The morning started quietly at Pymmes Park VC. Staff were setting up for the day, residents drifted in for support, and the usual rhythm of the centre hummed in the background. Then word spread: the Leader of Enfield Council, Councillor Ergin Erbil, was on his way.
For us at ECP, visits like this aren’t about ceremony — they’re about honesty. And that’s exactly the tone Trevor Blackman, our CEO, wanted to set.
When Councillor Erbil arrived, Trevor greeted him not as a politician, but as someone who needed to hear the real stories of families in Edmonton and Ponders End. They walked through the building together, past the youth hub, the wellbeing rooms, and the spaces where community groups deliver support every week. Trevor explained that these rooms aren’t just services — they’re lifelines.
As they stepped outside into the crisp air of Pymmes Park, Trevor shared a story that stays with many of us.
He talked about a young person who arrives at school exhausted every morning. Not because he stays up late gaming, but because his family were placed in temporary accommodation two hours outside the borough. Every day he wakes before dawn, travels across London, and returns to a home that is overcrowded, unstable — sometimes even rat-infested. And yet, he still tries.

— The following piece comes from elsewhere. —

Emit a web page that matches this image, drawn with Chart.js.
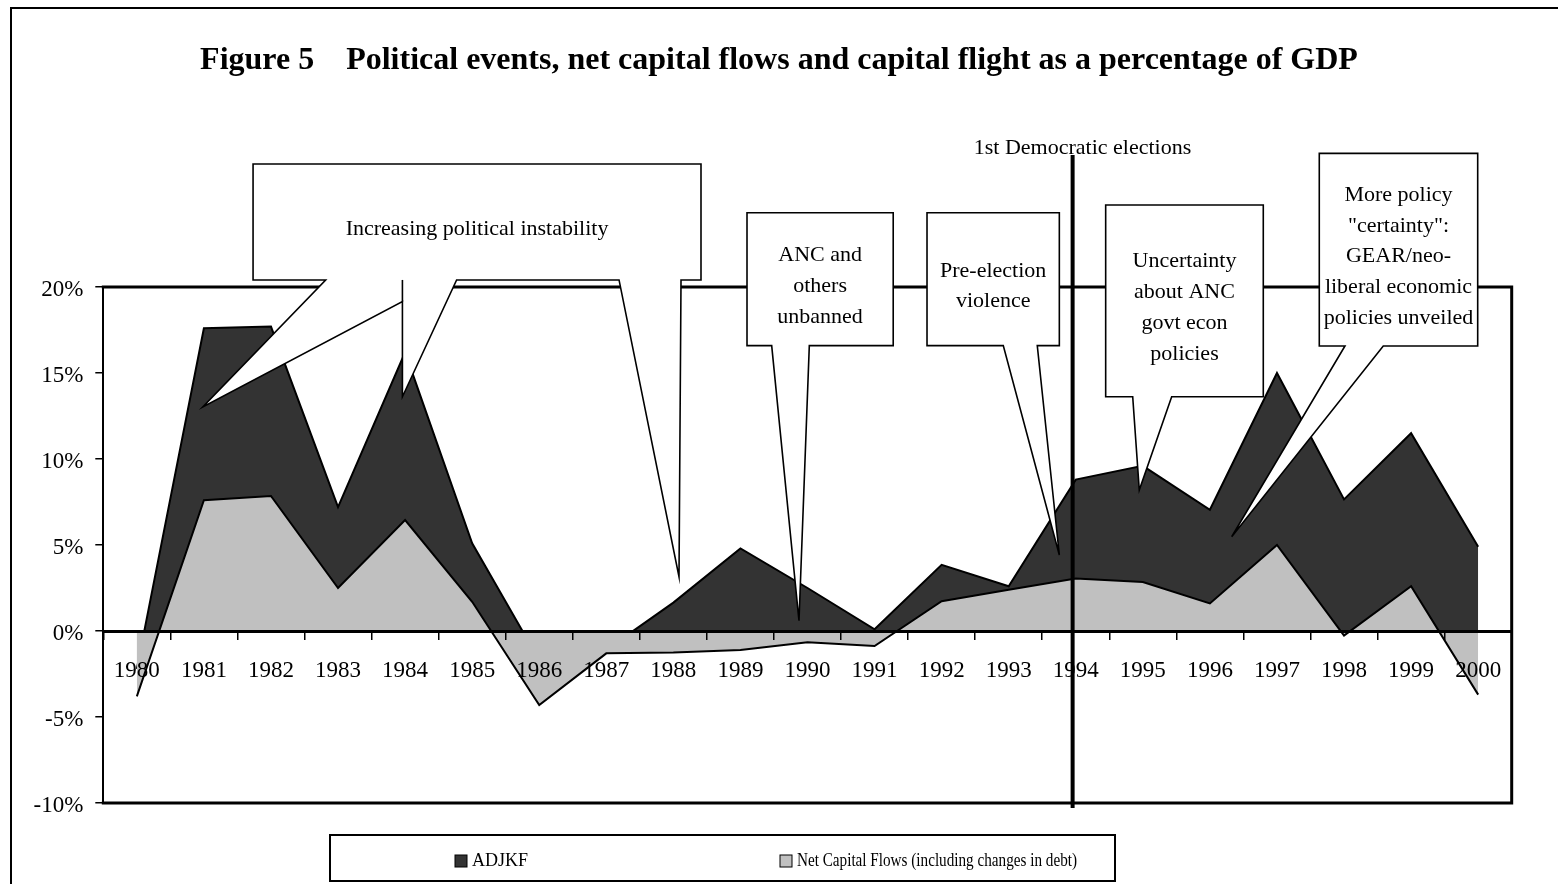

“When housing fails, everything else falls away — education, wellbeing, opportunity. None of it stands up if you don’t have a safe place to sleep.”

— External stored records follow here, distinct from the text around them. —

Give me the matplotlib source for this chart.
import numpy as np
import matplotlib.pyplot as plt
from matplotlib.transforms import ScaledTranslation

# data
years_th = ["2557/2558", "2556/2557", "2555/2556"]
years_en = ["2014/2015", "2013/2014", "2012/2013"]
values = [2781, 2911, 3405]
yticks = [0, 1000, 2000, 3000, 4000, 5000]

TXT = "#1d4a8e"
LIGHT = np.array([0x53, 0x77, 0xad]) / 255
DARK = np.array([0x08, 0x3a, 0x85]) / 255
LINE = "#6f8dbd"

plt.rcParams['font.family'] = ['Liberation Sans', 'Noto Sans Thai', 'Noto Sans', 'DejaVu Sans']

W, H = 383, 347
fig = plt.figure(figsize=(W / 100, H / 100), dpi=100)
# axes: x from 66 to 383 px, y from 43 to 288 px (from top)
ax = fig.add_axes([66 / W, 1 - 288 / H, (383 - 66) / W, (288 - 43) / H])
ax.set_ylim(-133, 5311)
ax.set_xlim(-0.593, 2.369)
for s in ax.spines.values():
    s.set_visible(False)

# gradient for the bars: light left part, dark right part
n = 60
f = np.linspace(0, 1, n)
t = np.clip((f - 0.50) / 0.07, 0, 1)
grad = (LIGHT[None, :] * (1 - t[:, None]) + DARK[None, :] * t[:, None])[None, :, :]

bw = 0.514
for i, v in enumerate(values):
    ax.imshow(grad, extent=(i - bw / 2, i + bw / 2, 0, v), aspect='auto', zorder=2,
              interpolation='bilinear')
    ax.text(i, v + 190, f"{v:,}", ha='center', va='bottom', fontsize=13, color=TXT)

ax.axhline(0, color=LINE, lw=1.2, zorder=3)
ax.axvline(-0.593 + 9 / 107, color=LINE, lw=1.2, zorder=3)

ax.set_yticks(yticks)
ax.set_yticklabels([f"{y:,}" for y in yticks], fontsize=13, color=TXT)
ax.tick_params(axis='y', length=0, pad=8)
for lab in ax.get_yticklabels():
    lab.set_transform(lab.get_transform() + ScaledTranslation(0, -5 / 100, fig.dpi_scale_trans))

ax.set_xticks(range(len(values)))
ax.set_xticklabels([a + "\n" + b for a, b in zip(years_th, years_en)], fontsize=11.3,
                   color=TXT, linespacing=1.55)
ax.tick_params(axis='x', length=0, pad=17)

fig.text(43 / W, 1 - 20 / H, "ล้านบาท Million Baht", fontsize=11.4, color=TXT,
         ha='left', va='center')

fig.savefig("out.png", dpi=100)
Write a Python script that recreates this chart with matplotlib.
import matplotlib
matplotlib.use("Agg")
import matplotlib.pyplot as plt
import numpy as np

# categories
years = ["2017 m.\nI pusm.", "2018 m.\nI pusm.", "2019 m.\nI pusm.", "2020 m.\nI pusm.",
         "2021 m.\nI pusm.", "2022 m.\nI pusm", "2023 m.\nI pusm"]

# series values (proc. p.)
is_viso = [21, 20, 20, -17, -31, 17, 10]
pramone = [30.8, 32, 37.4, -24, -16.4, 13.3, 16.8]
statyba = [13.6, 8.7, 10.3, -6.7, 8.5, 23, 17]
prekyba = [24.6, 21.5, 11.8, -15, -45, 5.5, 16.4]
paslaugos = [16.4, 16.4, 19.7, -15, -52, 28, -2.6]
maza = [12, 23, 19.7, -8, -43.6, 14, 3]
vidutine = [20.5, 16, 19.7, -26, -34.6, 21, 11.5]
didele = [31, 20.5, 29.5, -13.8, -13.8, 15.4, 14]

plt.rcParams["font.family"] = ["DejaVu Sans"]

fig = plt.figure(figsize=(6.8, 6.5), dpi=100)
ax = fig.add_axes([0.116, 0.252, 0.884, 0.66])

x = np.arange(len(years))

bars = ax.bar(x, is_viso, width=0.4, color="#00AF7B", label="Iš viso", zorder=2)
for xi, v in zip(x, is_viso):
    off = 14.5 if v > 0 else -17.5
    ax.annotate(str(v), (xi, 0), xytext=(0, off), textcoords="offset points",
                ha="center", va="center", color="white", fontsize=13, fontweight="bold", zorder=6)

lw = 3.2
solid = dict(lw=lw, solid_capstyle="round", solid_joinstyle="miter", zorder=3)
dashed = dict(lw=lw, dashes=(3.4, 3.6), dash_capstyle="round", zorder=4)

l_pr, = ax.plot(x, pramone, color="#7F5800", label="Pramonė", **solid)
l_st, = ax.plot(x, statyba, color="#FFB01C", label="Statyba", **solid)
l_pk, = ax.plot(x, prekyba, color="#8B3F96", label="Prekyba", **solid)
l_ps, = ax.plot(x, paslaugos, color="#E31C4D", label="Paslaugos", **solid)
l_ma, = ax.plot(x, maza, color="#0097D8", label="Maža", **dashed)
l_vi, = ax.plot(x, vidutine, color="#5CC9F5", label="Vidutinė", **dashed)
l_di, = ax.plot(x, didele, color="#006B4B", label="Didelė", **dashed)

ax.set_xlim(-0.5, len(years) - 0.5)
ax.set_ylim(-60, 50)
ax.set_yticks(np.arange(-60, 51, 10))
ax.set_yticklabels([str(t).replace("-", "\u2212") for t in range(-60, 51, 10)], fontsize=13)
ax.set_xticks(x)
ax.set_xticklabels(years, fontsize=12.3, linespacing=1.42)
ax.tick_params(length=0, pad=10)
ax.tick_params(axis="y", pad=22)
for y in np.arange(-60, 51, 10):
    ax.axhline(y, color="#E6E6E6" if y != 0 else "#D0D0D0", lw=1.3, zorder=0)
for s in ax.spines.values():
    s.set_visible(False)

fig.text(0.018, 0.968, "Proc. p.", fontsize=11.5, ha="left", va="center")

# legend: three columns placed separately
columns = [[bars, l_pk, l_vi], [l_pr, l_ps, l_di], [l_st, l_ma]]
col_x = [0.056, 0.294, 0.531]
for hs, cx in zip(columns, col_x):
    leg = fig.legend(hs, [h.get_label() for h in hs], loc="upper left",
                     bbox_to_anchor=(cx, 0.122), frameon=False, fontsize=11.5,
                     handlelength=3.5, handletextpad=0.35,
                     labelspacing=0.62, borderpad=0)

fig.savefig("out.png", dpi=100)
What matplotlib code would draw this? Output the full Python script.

Councillor Erbil listened. Not politely — but properly. He asked questions, leaned in, and wanted to understand how deep the issue runs. Trevor was clear: Enfield must push ahead and build on land that isn’t green belt, creating real, affordable homes for local people so families aren’t pushed miles away from their lives.
As they walked, the conversation widened:
about welfare support…
about schools struggling to hold young people who are stretched thin…
about youth opportunities and the pressure on services…
and about how partnership — true partnership — is the only way forward.
Trevor showed him how ECP works alongside local groups across Edmonton and Ponders End, building programmes that respond not to theories, but to lived realities. Councillor Erbil saw how deeply rooted this work is, how connected the teams are to the community, and how much strength sits in the voluntary sector when it is trusted and supported.
By the time they returned to the front of the centre, something had shifted. This wasn’t just a visit. It felt like the start of a renewed commitment — an understanding that Enfield’s challenges need both political will and grassroots honesty.
Trevor smiled as the Leader left.
“It’s good when people see the real Enfield,” he said.
“And even better when they want to help us change it.”
And that’s what today felt like:
A story of two leaders walking the same path — one step at a time — towards a borough where every family has a chance to thrive.